EXERCISE GOAL:
Set down, exactly as written, the lines from the top of the data to the line that holds "const maleYTicks = [0, 1, 2, 3, 4, 5];", and omit the pictures.
· · · · ·
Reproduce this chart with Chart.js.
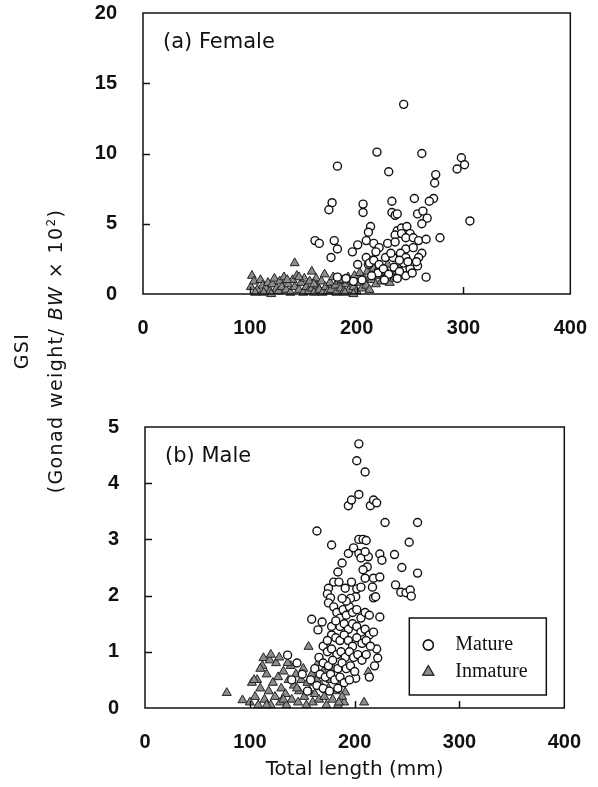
<!DOCTYPE html>
<html>
<head>
<meta charset="utf-8">
<script src="https://cdn.jsdelivr.net/npm/chart.js@4.4.0/dist/chart.umd.min.js"></script>
<style>
  body { margin: 0; background: #fff; }
  #wrap { position: relative; width: 598px; height: 787px; overflow: hidden; }
  #boxA { position: absolute; left: 0; top: -25px; width: 609px; height: 365px; }
  #boxB { position: absolute; left: 0; top: 340px; width: 603px; height: 447px; }
  #ytitle {
    position: absolute; left: -112px; top: 317px; width: 300px; height: 68px;
    text-align: center; transform: rotate(-90deg);
    font-family: "DejaVu Sans"; font-size: 19px; letter-spacing: 1.4px; line-height: 34px; color: #111;
  }
  #ytitle sup { font-size: 12px; line-height: 0; }
</style>
</head>
<body>
<div id="wrap">
  <div id="boxA"><canvas id="female"></canvas></div>
  <div id="boxB"><canvas id="male"></canvas></div>
  <div id="ytitle">GSI<br>(Gonad weight/ <i>BW</i> &#215; 10<sup>2</sup>)</div>
</div>
<script>
// tick labels
const xTicks = [0, 100, 200, 300, 400];
const femaleYTicks = [0, 5, 10, 15, 20];
const maleYTicks = [0, 1, 2, 3, 4, 5];

// (a) Female - total length (mm) / GSI
const femaleMatureX = [182, 219, 230, 177, 174, 206, 206, 233, 233, 213, 211, 161, 165, 179, 182, 176, 196, 201, 209, 216, 221, 218, 229, 209, 215, 201, 211, 227, 182,
  244, 261, 298, 294, 301, 274, 273, 254, 272, 268, 236, 238, 257, 262, 266, 261, 306, 238, 242, 247, 236, 242, 250, 246, 253, 258, 265, 278, 236, 246, 253, 261, 241, 246, 258, 257, 212, 216, 221, 234, 246, 265,
  220, 225, 230, 235, 240, 244, 250, 238, 226, 214, 205, 197, 190, 232, 248, 252, 256, 240];
const femaleMatureY = [9.1, 10.1, 8.7, 6.5, 6.0, 6.4, 5.8, 6.6, 5.8, 4.8, 4.4, 3.8, 3.6, 3.8, 3.2, 2.6, 3.0, 3.5, 3.8, 3.6, 3.3, 3.0, 3.6, 2.6, 2.4, 2.1, 2.1, 2.6, 1.2,
  13.5, 10.0, 9.7, 8.9, 9.2, 8.5, 7.9, 6.8, 6.8, 6.6, 5.6, 5.7, 5.7, 5.9, 5.4, 5.0, 5.2, 4.5, 4.7, 4.8, 4.2, 4.3, 4.3, 4.0, 4.0, 3.8, 3.9, 4.0, 3.7, 3.2, 3.3, 2.9, 2.9, 2.6, 2.6, 2.0, 2.2, 2.4, 2.1, 2.6, 1.3, 1.2,
  1.5, 1.8, 1.4, 1.9, 1.6, 2.2, 1.8, 1.1, 1.0, 1.3, 1.0, 0.9, 1.1, 2.9, 2.3, 1.5, 2.3, 2.4];
const femaleImmatureX = [102, 101, 104, 107, 110, 112, 115, 117, 119, 121, 123, 125, 127, 128, 130, 132, 134, 136, 138, 140, 142, 142, 144, 146, 148, 150, 151, 153, 155, 156, 158, 158, 160, 162, 163, 165, 167, 168, 170, 171, 173, 175, 176, 178, 180, 181, 183, 185, 186, 188, 190, 192, 193, 195, 197, 198, 200, 202, 203, 205, 207, 209, 210, 212, 214, 216, 218, 219, 221, 223, 225, 227, 228, 229, 231, 233, 235, 238, 113, 146, 135, 189, 160, 120, 105, 197, 240];
const femaleImmatureY = [1.3, 0.5, 0.9, 0.3, 1.0, 0.6, 0.4, 0.8, 0.2, 0.7, 1.1, 0.4, 0.2, 0.9, 0.5, 1.2, 0.3, 0.7, 0.1, 1.0, 2.2, 0.5, 1.3, 0.3, 0.8, 0.1, 1.1, 0.5, 0.2, 0.9, 1.6, 0.4, 0.1, 1.1, 0.6, 0.3, 0.9, 0.1, 1.4, 0.5, 0.2, 0.8, 0.3, 1.2, 0.6, 0.1, 0.9, 0.4, 1.0, 0.2, 0.7, 1.2, 0.3, 0.9, 0.5, 1.3, 0.2, 0.8, 1.5, 0.4, 1.1, 0.6, 1.6, 0.3, 1.0, 1.8, 0.7, 1.3, 1.9, 0.9, 1.5, 1.2, 1.6, 2.1, 0.8, 1.4, 1.1, 1.2, 0.1, 1.2, 1.0, 0.1, 0.7, 0.0, 0.1, 0.0, 1.8];

// (b) Male
const maleMatureX = [204, 202, 210, 204, 194, 197, 215, 218, 221, 229, 164, 178, 194, 199, 204, 208, 211, 204, 206, 213, 210, 224, 226, 184, 188, 180, 185, 191, 197, 175, 174, 177, 175, 202, 201, 206, 210, 212, 208, 218, 217, 218, 220, 224, 159, 165, 169, 136, 201, 222, 221, 224, 260, 252, 238, 245, 260, 239, 244, 249, 253, 254,
  180, 183, 186, 189, 192, 195, 198, 202, 206, 210, 214, 186, 190, 194, 198, 202, 206, 210, 214, 218, 178, 182, 186, 190, 194, 198, 202, 207, 211, 215, 170, 174, 178, 183, 187, 191, 195, 199, 203, 207, 211, 166, 170, 175, 179, 184, 188, 192, 196, 200, 162, 167, 172, 177, 181, 186, 190, 195, 158, 164, 170, 150, 145, 140, 155, 176, 184, 219, 214, 178, 174, 182, 196, 192, 188];
const maleMatureY = [4.7, 4.4, 4.2, 3.8, 3.6, 3.7, 3.6, 3.7, 3.65, 3.3, 3.15, 2.9, 2.75, 2.85, 3.0, 3.0, 2.98, 2.75, 2.67, 2.69, 2.78, 2.74, 2.63, 2.42, 2.58, 2.24, 2.24, 2.13, 2.24, 2.13, 2.03, 1.96, 1.87, 2.12, 1.98, 2.15, 2.31, 2.51, 2.46, 2.31, 2.15, 1.96, 1.98, 2.33, 1.58, 1.39, 1.53, 0.94, 0.53, 0.89, 1.05, 1.62, 3.3, 2.95, 2.73, 2.5, 2.4, 2.19, 2.06, 2.05, 2.1, 1.99,
  1.8, 1.7, 1.6, 1.75, 1.65, 1.8, 1.7, 1.75, 1.6, 1.7, 1.65, 1.45, 1.5, 1.4, 1.5, 1.45, 1.35, 1.4, 1.3, 1.35, 1.3, 1.25, 1.2, 1.3, 1.2, 1.1, 1.25, 1.15, 1.2, 1.1, 1.1, 1.0, 1.05, 0.95, 1.0, 0.9, 1.0, 0.9, 0.95, 0.85, 0.95, 0.9, 0.8, 0.75, 0.85, 0.7, 0.8, 0.7, 0.75, 0.65, 0.7, 0.6, 0.55, 0.6, 0.5, 0.55, 0.45, 0.5, 0.5, 0.4, 0.35, 0.6, 0.8, 0.5, 0.3, 0.3, 0.35, 0.75, 0.55, 1.45, 1.2, 1.55, 1.95, 1.9, 1.95];
const maleImmatureX = [78, 93, 209, 213, 156, 113, 191, 190, 100, 102, 105, 107, 108, 110, 112, 114, 116, 118, 119, 120, 122, 124, 125, 127, 129, 130, 132, 134, 135, 137, 139, 140, 142, 144, 146, 147, 149, 151, 152, 154, 155, 157, 159, 160, 162, 164, 166, 168, 170, 171, 173, 175, 177, 179, 180, 182, 184, 186, 188, 120, 128, 136, 104, 110, 145, 132, 116, 165, 185];
const maleImmatureY = [0.27, 0.14, 0.1, 0.64, 1.09, 0.89, 0.28, 0.1, 0.1, 0.45, 0.2, 0.5, 0.05, 0.35, 0.75, 0.15, 0.6, 0.3, 0.85, 0.05, 0.45, 0.2, 0.8, 0.55, 0.1, 0.35, 0.65, 0.25, 0.05, 0.5, 0.75, 0.15, 0.4, 0.6, 0.1, 0.3, 0.5, 0.7, 0.2, 0.05, 0.45, 0.3, 0.6, 0.1, 0.25, 0.5, 0.15, 0.4, 0.65, 0.2, 0.05, 0.35, 0.5, 0.15, 0.7, 0.3, 0.05, 0.45, 0.2, 0.95, 0.9, 0.8, 0.5, 0.7, 0.35, 0.15, 0.05, 0.8, 0.1];

const toPoints = (xs, ys) => xs.map((x, i) => ({ x: x, y: ys[i] }));

const tickFont = { family: "Liberation Sans", size: 20, weight: "bold" };

// frame, inward ticks, panel label, optional legend box
const framePlugin = {
  id: "frame",
  afterDatasetsDraw(chart, args, opts) {
    const { ctx, chartArea: a, scales } = chart;
    ctx.save();
    ctx.strokeStyle = "#111";
    ctx.lineWidth = 1.5;
    ctx.strokeRect(a.left, a.top, a.right - a.left, a.bottom - a.top);
    ctx.beginPath();
    scales.x.ticks.forEach((t) => {
      if (t.value <= scales.x.min || t.value >= scales.x.max) return;
      const px = Math.round(scales.x.getPixelForValue(t.value)) + 0.5;
      ctx.moveTo(px, a.bottom);
      ctx.lineTo(px, a.bottom - 7);
    });
    scales.y.ticks.forEach((t) => {
      if (t.value <= scales.y.min || t.value >= scales.y.max) return;
      const py = Math.round(scales.y.getPixelForValue(t.value)) + 0.5;
      ctx.moveTo(a.left, py);
      ctx.lineTo(a.left + 7, py);
    });
    ctx.stroke();

    ctx.fillStyle = "#111";
    ctx.font = '21px "DejaVu Sans"';
    ctx.textBaseline = "middle";
    ctx.fillText(opts.label, a.left + 20, a.top + 30);

    if (opts.legend) {
      const bw = 137, bh = 77;
      const bx = a.right - 18 - bw, by = a.bottom - 13 - bh;
      ctx.fillStyle = "#fff";
      ctx.fillRect(bx, by, bw, bh);
      ctx.lineWidth = 1.5;
      ctx.strokeRect(bx, by, bw, bh);
      chart.data.datasets.forEach((ds, i) => {
        const cy = by + 27 + i * 27;
        Chart.helpers.drawPoint(ctx, {
          pointStyle: ds.pointStyle, radius: ds.pointRadius + 1,
          borderWidth: ds.borderWidth
        }, bx + 19, cy);
        ctx.fillStyle = ds.backgroundColor;
        ctx.strokeStyle = ds.borderColor;
        ctx.lineWidth = ds.borderWidth;
        ctx.fill();
        ctx.stroke();
        ctx.fillStyle = "#111";
        ctx.font = '20px "Liberation Serif"';
        ctx.fillText(ds.label, bx + 46, cy);
      });
    }
    ctx.restore();
  }
};

function makeChart(id, matX, matY, immX, immY, yMax, padTop, padRight, yWidth, xHeight, label, showTitle) {
  return new Chart(document.getElementById(id), {
    type: "scatter",
    data: {
      datasets: [
        {
          label: "Mature",
          data: toPoints(matX, matY),
          pointStyle: "circle",
          pointRadius: 4,
          backgroundColor: "#fff",
          borderColor: "#111",
          borderWidth: 1.4,
          clip: false
        },
        {
          label: "Inmature",
          data: toPoints(immX, immY),
          pointStyle: "triangle",
          pointRadius: 5.2,
          backgroundColor: "#8c8c8c",
          borderColor: "#222",
          borderWidth: 1,
          clip: false
        }
      ]
    },
    options: {
      responsive: true,
      maintainAspectRatio: false,
      animation: false,
      layout: { padding: { top: padTop, right: padRight, left: 0, bottom: 0 } },
      plugins: {
        legend: { display: false },
        tooltip: { enabled: false },
        frame: { label: label, legend: showTitle }
      },
      scales: {
        x: {
          type: "linear",
          min: 0,
          max: 400,
          afterBuildTicks: (s) => { s.ticks = xTicks.map((v) => ({ value: v })); },
          afterFit: (s) => { s.height = xHeight; },
          grid: { display: false, drawTicks: false },
          border: { display: false },
          ticks: { font: tickFont, color: "#111", padding: 22, maxRotation: 0 },
          title: {
            display: showTitle,
            text: "Total length (mm)",
            font: { family: "DejaVu Sans", size: 20 },
            color: "#111",
            padding: { top: 0, bottom: 5 }
          }
        },
        y: {
          type: "linear",
          min: 0,
          max: yMax,
          afterBuildTicks: (s) => { s.ticks = (yMax === 20 ? femaleYTicks : maleYTicks).map((v) => ({ value: v })); },
          afterFit: (s) => { s.width = yWidth; },
          grid: { display: false, drawTicks: false },
          border: { display: false },
          ticks: { font: tickFont, color: "#111", padding: 26 }
        }
      }
    },
    plugins: [framePlugin]
  });
}

makeChart("female", femaleMatureX, femaleMatureY, femaleImmatureX, femaleImmatureY, 20, 12, 29, 143, 46, "(a) Female", false);
makeChart("male", maleMatureX, maleMatureY, maleImmatureX, maleImmatureY, 5, 87, 35, 145, 79, "(b) Male", true);
</script>
</body>
</html>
· · · · ·
EXERCISE OUTPUT:
Reproduce this chart with Chart.js.
<!DOCTYPE html>
<html>
<head>
<meta charset="utf-8">
<script src="https://cdn.jsdelivr.net/npm/chart.js@4.4.0/dist/chart.umd.min.js"></script>
<style>
  body { margin: 0; background: #fff; }
  #wrap { position: relative; width: 598px; height: 787px; overflow: hidden; }
  #boxA { position: absolute; left: 0; top: -25px; width: 609px; height: 365px; }
  #boxB { position: absolute; left: 0; top: 340px; width: 603px; height: 447px; }
  #ytitle {
    position: absolute; left: -112px; top: 317px; width: 300px; height: 68px;
    text-align: center; transform: rotate(-90deg);
    font-family: "DejaVu Sans"; font-size: 19px; letter-spacing: 1.4px; line-height: 34px; color: #111;
  }
  #ytitle sup { font-size: 12px; line-height: 0; }
</style>
</head>
<body>
<div id="wrap">
  <div id="boxA"><canvas id="female"></canvas></div>
  <div id="boxB"><canvas id="male"></canvas></div>
  <div id="ytitle">GSI<br>(Gonad weight/ <i>BW</i> &#215; 10<sup>2</sup>)</div>
</div>
<script>
// tick labels
const xTicks = [0, 100, 200, 300, 400];
const femaleYTicks = [0, 5, 10, 15, 20];
const maleYTicks = [0, 1, 2, 3, 4, 5];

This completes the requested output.